A) Obviously the CATV plant is not 1.5MHz, you already corrected yourself on that one, no harm done.
B) Most systems are not even close to that, unless a rebuild was completed -- I'd say they're at about 700 or 750MHz maximum. The newest systems go up to 1GHz, and we're working on rebuilding again to 1.5MHz. 2GHz exists, and will be here probably by 2010 (which is when we'll be throwing out most stuff on HDTV).
C) Digital to analog conversions are indeed only a representation, and yes, some loss does occur (much like an MP3) because data that is either redudant, or beyond the spectrum of visual recognition to the human eye (or machine recognition). That data is then stripped to allow more compression into a single data carrier. And in a way, it is compression, perhaps not true compression, because we're digitizing multiple channels and throwing them over a data carrier.
D) The larger TV's are a poor example to make, as the inherent resolution difference ruins the entire argument.

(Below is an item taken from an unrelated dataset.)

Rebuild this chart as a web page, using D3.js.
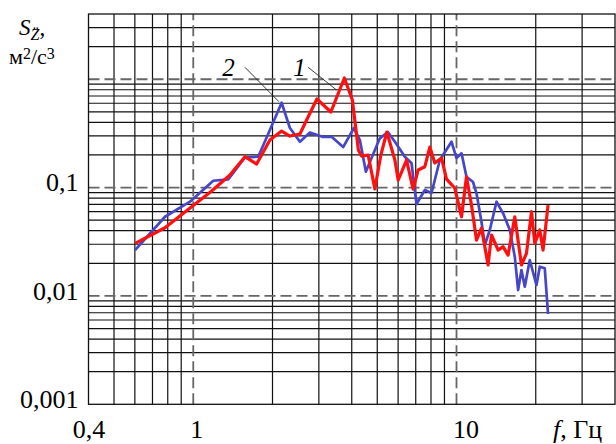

I'm going to talk with a bunch of guys at the headend today and get some more info. I'm not doubting you, nor am I trying to argue, but I work for several cable companies... and I've balanced plenty of channels before, and I've seen HDTV, and I've seen how many HDTV channels we can get in there, and it's moreso based on the headend equipment than it is on the plant, or the type of cable itself.

And fiber was made as an example of cable type, obviously darkfiber or fiber to the home is not yet very popular. HFC systems are (hybrid fiber coax).
 
I realize this is getting very far afield of the original question but I found this very informative on the HDTV/cable discussion.


Essentially it says that Adelphia has deployed Terayon's Network CherryPicker technology that allows 3 (rather than 2) HDTV signals to "fit" on one 6Mhz channel. This is in line with the 3X "compression" that at DBS operators achieve for SDTV (12 channels on one transponder * 6Mhz original bandwidth / 24Mhz transponder bandwidth = 3X "compression").

So if you ditch all other services (analog cable, internet...) and use 750Mhz for HDTV you get a maximum of 375 channels.

More realistically after you remove bandwidth for 100 analog channels (750-600=150) and internet and other stuff (approx 50) you have room for around 33 HDTV signals. Currently you would be hard pressed to find 33 HDTV signals to air so the issue is somewhat moot.

I feel that large TVs are exactly the point to make since they are the future. You would not be seeing 4 big plasma displays available at Sams Club if they were not selling.